If anything good can be said to result from Neil Gorsuch's thoroughgoing deconstruction of America's constitutional order this week, it could be that his exposure of the intellectual and--therefore--moral bankruptcy of Libertarian based jurisprudence will draw attention to the roots of the West's crisis. The roots of the crisis of the West are to be found in the Nominalist philosophy of the late Middle Ages, and the resultant skepticism that became the default public philosophy of the West. For our purposes, we can sketch the historical roots of this crisis in summary fashion.
The dominant tradition of Christian thought is grounded in the Platonic thought of Augustine. The central problem of Platonic thought, which Augustine introduced into the thought of the Christian West, is the problem of how--or whether--Man is able to know the real world that he inhabits. Suffice it to say that Plato himself never solved that problem and the Christian thinkers who followed in his footsteps had no more success than Plato did, being unwilling to abandon the authority of Augustine. The result was a tension between Christian faith--which is based on a realist philosophy that holds that Man has an objective knowledge of the world he inhabits--and the Platonic derived philosophy that formed the basis of Augustinian thought.
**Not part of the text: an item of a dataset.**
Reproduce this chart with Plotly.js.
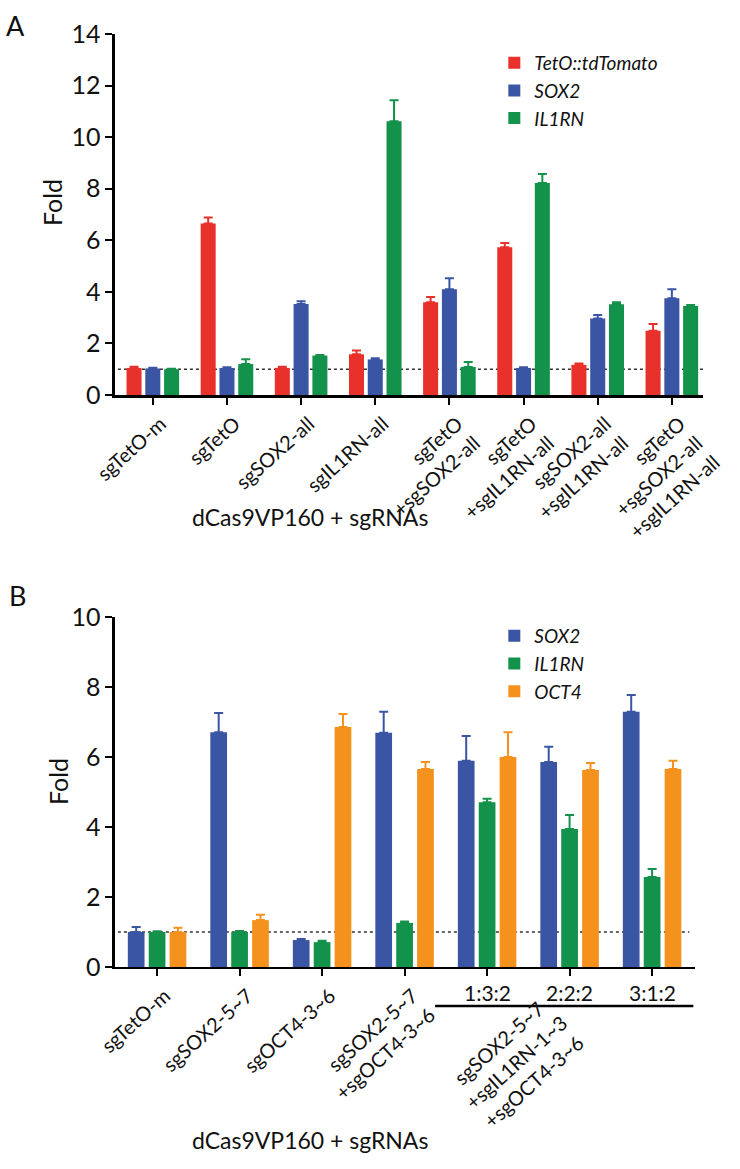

The introduction of the West to the thought of Aristotle in the 13th century led to a crisis in the Augustinian tradition, because it highlighted the inadequacies of the philosophy inherent in the Augustinian tradition. This led to the rise of schools of thought in late medieval philosophy called Voluntarism and Nominalism. Basically, these schools of thought followed out the implications of Platonism and reached the conclusion that Man is unable to arrive at a real, objective, knowledge of the world he inhabits. As a result, morality could no longer be considered to be based on insight into the objective order of human nature (natural law). Instead, they concluded that the moral law is simply drawn from the arbitrary commands of a God who is ultimately unknowable by human reason. Thus, as long ago as the 14th century Western man had arrived at a philosophical position not too different from what we know as legal positivism. The difference is that the Medieval thinkers still professed a belief in God.
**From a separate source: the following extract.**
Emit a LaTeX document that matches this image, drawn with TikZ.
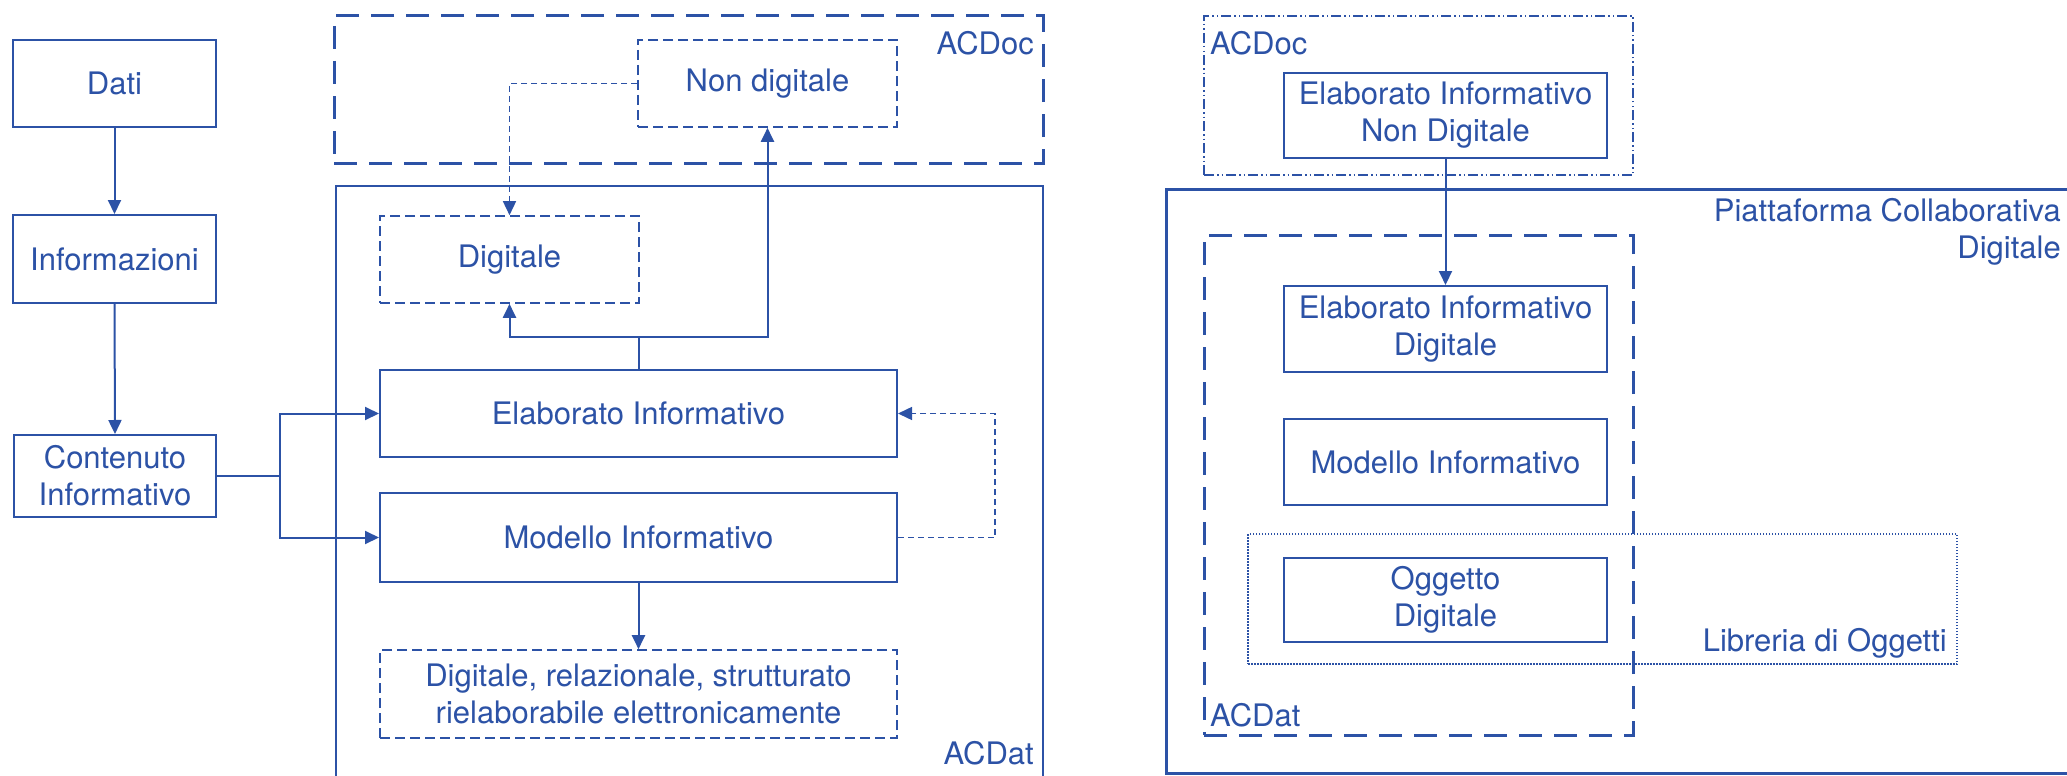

In the wake of the Wars of Religion that followed the Protestant Revolt, with the breakdown of a common Christendom, Western intellectuals sought some system that would allow men of different "Christian" beliefs to nevertheless live together peaceably. The solutions that were proposed followed two paths. One sought a common ground among the warring sects--"Mere Christianity", as C. S. Lewis termed it--that prescinded from theological technicalities (as they were considered). This approach was grounded in the recognition of the strong hold that religion, Christianity, still had on most of the West. However, as public life in the West became ever more openly secular and skeptical, this societal
modus vivendi. gradually lost support beyond an empty traditionalism. So much so that, today, to even publicly raise fundamental issues of morality and belief is, at best, almost a manifestation of bad taste. In fact, the dominant skepticism is well on its way to banning such speech and, if possible, even the thoughts.
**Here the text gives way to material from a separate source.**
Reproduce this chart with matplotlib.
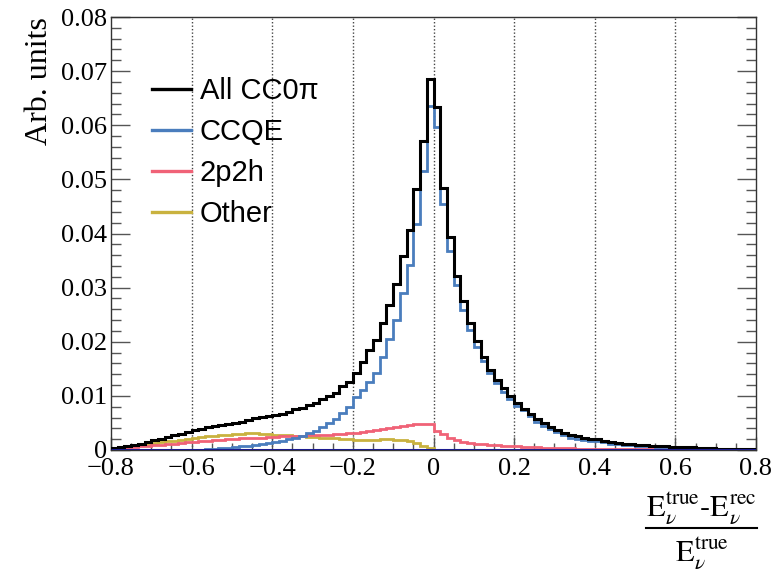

The second, related, approach was more frankly secular. It found its clearest expression in the Enlightenment thought of Immanuel Kant, who abandoned all pretense that Man knows the real world--rather, said Kant, the human mind
imposes order on whatever it is that Man thinks he knows. From that position it was a small step--and one which was explicitly taken by those who followed Kant--to the idea that Man
creates his own reality. Reality, thus, is viewed as a product of Man's mind.